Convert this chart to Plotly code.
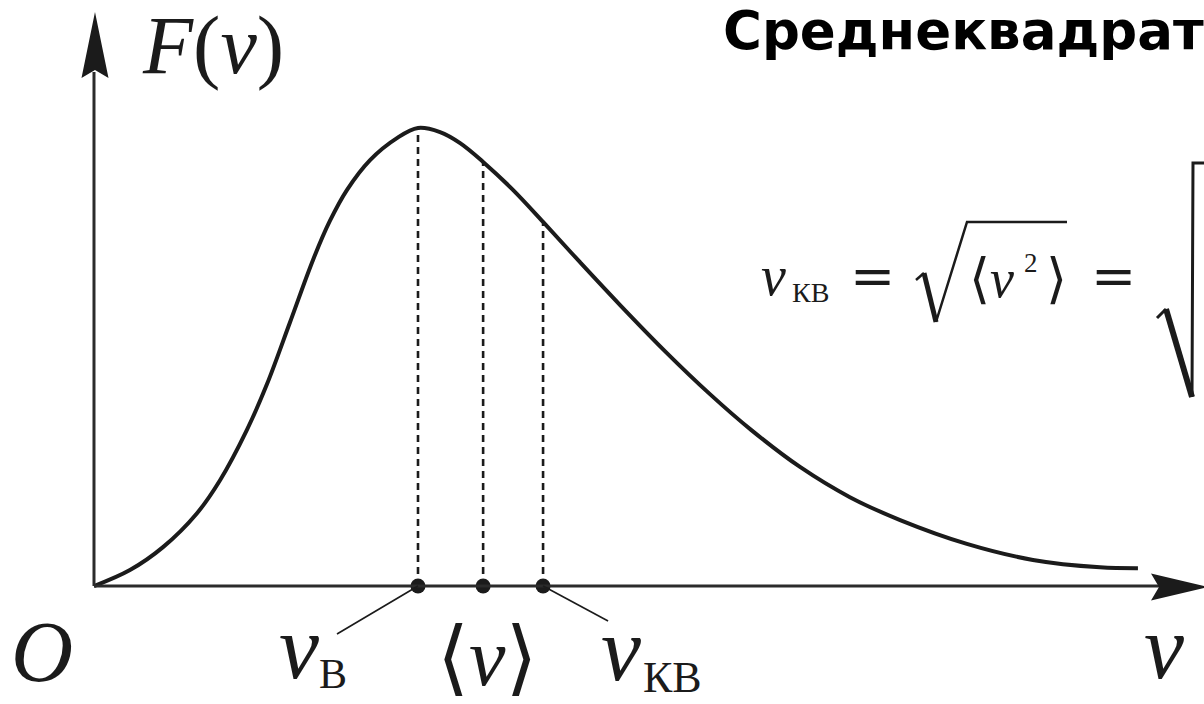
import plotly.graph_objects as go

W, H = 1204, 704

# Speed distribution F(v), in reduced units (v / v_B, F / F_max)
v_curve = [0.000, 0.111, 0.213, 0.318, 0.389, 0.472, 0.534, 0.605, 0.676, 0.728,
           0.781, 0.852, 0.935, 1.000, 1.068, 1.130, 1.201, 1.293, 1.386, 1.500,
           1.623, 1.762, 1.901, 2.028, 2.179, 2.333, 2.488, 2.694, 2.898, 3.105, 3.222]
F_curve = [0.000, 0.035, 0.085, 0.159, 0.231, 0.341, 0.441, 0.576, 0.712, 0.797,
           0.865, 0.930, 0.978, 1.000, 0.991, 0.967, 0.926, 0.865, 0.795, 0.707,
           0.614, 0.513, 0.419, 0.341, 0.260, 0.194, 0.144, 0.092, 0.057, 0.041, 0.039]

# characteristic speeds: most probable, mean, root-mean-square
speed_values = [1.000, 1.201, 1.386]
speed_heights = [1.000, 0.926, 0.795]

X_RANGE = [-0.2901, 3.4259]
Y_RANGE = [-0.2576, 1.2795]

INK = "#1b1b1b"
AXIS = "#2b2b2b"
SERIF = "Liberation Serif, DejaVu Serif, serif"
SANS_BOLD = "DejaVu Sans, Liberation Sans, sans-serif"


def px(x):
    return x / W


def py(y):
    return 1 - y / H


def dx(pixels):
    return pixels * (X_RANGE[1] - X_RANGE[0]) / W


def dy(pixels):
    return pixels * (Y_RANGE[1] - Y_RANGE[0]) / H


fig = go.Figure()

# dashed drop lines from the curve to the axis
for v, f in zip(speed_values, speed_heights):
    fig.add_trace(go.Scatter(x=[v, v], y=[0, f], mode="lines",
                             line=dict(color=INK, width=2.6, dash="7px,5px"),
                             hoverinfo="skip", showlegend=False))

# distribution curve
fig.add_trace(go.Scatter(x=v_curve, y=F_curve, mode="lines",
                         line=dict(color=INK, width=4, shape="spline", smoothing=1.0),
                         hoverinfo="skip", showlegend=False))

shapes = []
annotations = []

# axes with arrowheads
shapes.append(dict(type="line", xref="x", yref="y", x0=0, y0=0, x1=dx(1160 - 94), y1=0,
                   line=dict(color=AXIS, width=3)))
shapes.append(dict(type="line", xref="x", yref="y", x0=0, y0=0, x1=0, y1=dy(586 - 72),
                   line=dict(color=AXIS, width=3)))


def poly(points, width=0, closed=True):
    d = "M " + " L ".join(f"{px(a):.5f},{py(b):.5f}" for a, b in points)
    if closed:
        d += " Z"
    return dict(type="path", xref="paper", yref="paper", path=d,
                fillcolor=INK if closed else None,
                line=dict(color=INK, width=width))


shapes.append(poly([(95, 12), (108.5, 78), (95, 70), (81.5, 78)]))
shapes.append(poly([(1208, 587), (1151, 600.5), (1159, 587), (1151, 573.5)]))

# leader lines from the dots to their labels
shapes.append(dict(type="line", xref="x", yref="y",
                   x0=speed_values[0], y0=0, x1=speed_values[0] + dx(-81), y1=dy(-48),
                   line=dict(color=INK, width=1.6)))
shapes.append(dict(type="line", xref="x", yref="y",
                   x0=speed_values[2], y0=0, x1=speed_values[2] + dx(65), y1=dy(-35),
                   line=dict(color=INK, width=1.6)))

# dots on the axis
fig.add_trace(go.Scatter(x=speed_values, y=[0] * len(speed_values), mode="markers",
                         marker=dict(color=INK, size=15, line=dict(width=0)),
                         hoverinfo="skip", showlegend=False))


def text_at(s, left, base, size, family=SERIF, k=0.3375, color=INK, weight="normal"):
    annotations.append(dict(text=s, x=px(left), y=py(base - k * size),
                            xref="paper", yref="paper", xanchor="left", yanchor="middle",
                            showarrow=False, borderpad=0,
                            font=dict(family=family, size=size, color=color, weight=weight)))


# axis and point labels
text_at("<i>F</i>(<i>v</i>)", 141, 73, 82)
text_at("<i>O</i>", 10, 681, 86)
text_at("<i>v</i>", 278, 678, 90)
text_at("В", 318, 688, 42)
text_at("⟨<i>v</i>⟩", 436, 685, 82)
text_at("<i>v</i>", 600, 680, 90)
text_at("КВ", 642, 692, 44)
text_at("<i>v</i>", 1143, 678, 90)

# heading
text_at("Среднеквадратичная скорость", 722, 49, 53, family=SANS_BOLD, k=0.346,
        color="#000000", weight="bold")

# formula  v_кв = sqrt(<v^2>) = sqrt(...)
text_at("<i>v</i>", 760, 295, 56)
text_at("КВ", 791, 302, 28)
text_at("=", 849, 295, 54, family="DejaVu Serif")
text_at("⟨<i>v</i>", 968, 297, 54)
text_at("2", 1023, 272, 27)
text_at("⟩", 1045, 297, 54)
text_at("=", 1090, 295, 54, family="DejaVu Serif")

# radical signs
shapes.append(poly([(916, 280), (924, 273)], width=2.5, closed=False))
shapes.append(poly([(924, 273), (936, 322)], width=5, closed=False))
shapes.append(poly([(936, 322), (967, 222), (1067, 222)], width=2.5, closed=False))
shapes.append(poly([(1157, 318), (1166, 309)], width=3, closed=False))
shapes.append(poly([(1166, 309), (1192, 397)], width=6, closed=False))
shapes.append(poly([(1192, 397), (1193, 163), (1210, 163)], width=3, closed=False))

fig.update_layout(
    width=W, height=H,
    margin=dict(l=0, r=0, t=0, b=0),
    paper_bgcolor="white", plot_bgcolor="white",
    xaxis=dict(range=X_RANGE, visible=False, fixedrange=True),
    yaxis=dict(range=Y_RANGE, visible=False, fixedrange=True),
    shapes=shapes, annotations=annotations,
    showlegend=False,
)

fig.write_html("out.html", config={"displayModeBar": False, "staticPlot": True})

● **Prompt**: All of the data needs repeating exactly, but the pictures do not.

● **Answer in full**:
Convert this chart to Plotly code.
import plotly.graph_objects as go

W, H = 1204, 704

# Speed distribution F(v), in reduced units (v / v_B, F / F_max)
v_curve = [0.000, 0.111, 0.213, 0.318, 0.389, 0.472, 0.534, 0.605, 0.676, 0.728,
           0.781, 0.852, 0.935, 1.000, 1.068, 1.130, 1.201, 1.293, 1.386, 1.500,
           1.623, 1.762, 1.901, 2.028, 2.179, 2.333, 2.488, 2.694, 2.898, 3.105, 3.222]
F_curve = [0.000, 0.035, 0.085, 0.159, 0.231, 0.341, 0.441, 0.576, 0.712, 0.797,
           0.865, 0.930, 0.978, 1.000, 0.991, 0.967, 0.926, 0.865, 0.795, 0.707,
           0.614, 0.513, 0.419, 0.341, 0.260, 0.194, 0.144, 0.092, 0.057, 0.041, 0.039]

# characteristic speeds: most probable, mean, root-mean-square
speed_values = [1.000, 1.201, 1.386]
speed_heights = [1.000, 0.926, 0.795]

X_RANGE = [-0.2901, 3.4259]
Y_RANGE = [-0.2576, 1.2795]

INK = "#1b1b1b"
AXIS = "#2b2b2b"
SERIF = "Liberation Serif, DejaVu Serif, serif"
SANS_BOLD = "DejaVu Sans, Liberation Sans, sans-serif"


def px(x):
    return x / W


def py(y):
    return 1 - y / H


def dx(pixels):
    return pixels * (X_RANGE[1] - X_RANGE[0]) / W


def dy(pixels):
    return pixels * (Y_RANGE[1] - Y_RANGE[0]) / H


fig = go.Figure()

# dashed drop lines from the curve to the axis
for v, f in zip(speed_values, speed_heights):
    fig.add_trace(go.Scatter(x=[v, v], y=[0, f], mode="lines",
                             line=dict(color=INK, width=2.6, dash="7px,5px"),
                             hoverinfo="skip", showlegend=False))

# distribution curve
fig.add_trace(go.Scatter(x=v_curve, y=F_curve, mode="lines",
                         line=dict(color=INK, width=4, shape="spline", smoothing=1.0),
                         hoverinfo="skip", showlegend=False))

shapes = []
annotations = []

# axes with arrowheads
shapes.append(dict(type="line", xref="x", yref="y", x0=0, y0=0, x1=dx(1160 - 94), y1=0,
                   line=dict(color=AXIS, width=3)))
shapes.append(dict(type="line", xref="x", yref="y", x0=0, y0=0, x1=0, y1=dy(586 - 72),
                   line=dict(color=AXIS, width=3)))


def poly(points, width=0, closed=True):
    d = "M " + " L ".join(f"{px(a):.5f},{py(b):.5f}" for a, b in points)
    if closed:
        d += " Z"
    return dict(type="path", xref="paper", yref="paper", path=d,
                fillcolor=INK if closed else None,
                line=dict(color=INK, width=width))


shapes.append(poly([(95, 12), (108.5, 78), (95, 70), (81.5, 78)]))
shapes.append(poly([(1208, 587), (1151, 600.5), (1159, 587), (1151, 573.5)]))

# leader lines from the dots to their labels
shapes.append(dict(type="line", xref="x", yref="y",
                   x0=speed_values[0], y0=0, x1=speed_values[0] + dx(-81), y1=dy(-48),
                   line=dict(color=INK, width=1.6)))
shapes.append(dict(type="line", xref="x", yref="y",
                   x0=speed_values[2], y0=0, x1=speed_values[2] + dx(65), y1=dy(-35),
                   line=dict(color=INK, width=1.6)))

# dots on the axis
fig.add_trace(go.Scatter(x=speed_values, y=[0] * len(speed_values), mode="markers",
                         marker=dict(color=INK, size=15, line=dict(width=0)),
                         hoverinfo="skip", showlegend=False))


def text_at(s, left, base, size, family=SERIF, k=0.3375, color=INK, weight="normal"):
    annotations.append(dict(text=s, x=px(left), y=py(base - k * size),
                            xref="paper", yref="paper", xanchor="left", yanchor="middle",
                            showarrow=False, borderpad=0,
                            font=dict(family=family, size=size, color=color, weight=weight)))


# axis and point labels
text_at("<i>F</i>(<i>v</i>)", 141, 73, 82)
text_at("<i>O</i>", 10, 681, 86)
text_at("<i>v</i>", 278, 678, 90)
text_at("В", 318, 688, 42)
text_at("⟨<i>v</i>⟩", 436, 685, 82)
text_at("<i>v</i>", 600, 680, 90)
text_at("КВ", 642, 692, 44)
text_at("<i>v</i>", 1143, 678, 90)

# heading
text_at("Среднеквадратичная скорость", 722, 49, 53, family=SANS_BOLD, k=0.346,
        color="#000000", weight="bold")

# formula  v_кв = sqrt(<v^2>) = sqrt(...)
text_at("<i>v</i>", 760, 295, 56)
text_at("КВ", 791, 302, 28)
text_at("=", 849, 295, 54, family="DejaVu Serif")
text_at("⟨<i>v</i>", 968, 297, 54)
text_at("2", 1023, 272, 27)
text_at("⟩", 1045, 297, 54)
text_at("=", 1090, 295, 54, family="DejaVu Serif")

# radical signs
shapes.append(poly([(916, 280), (924, 273)], width=2.5, closed=False))
shapes.append(poly([(924, 273), (936, 322)], width=5, closed=False))
shapes.append(poly([(936, 322), (967, 222), (1067, 222)], width=2.5, closed=False))
shapes.append(poly([(1157, 318), (1166, 309)], width=3, closed=False))
shapes.append(poly([(1166, 309), (1192, 397)], width=6, closed=False))
shapes.append(poly([(1192, 397), (1193, 163), (1210, 163)], width=3, closed=False))

fig.update_layout(
    width=W, height=H,
    margin=dict(l=0, r=0, t=0, b=0),
    paper_bgcolor="white", plot_bgcolor="white",
    xaxis=dict(range=X_RANGE, visible=False, fixedrange=True),
    yaxis=dict(range=Y_RANGE, visible=False, fixedrange=True),
    shapes=shapes, annotations=annotations,
    showlegend=False,
)

fig.write_html("out.html", config={"displayModeBar": False, "staticPlot": True})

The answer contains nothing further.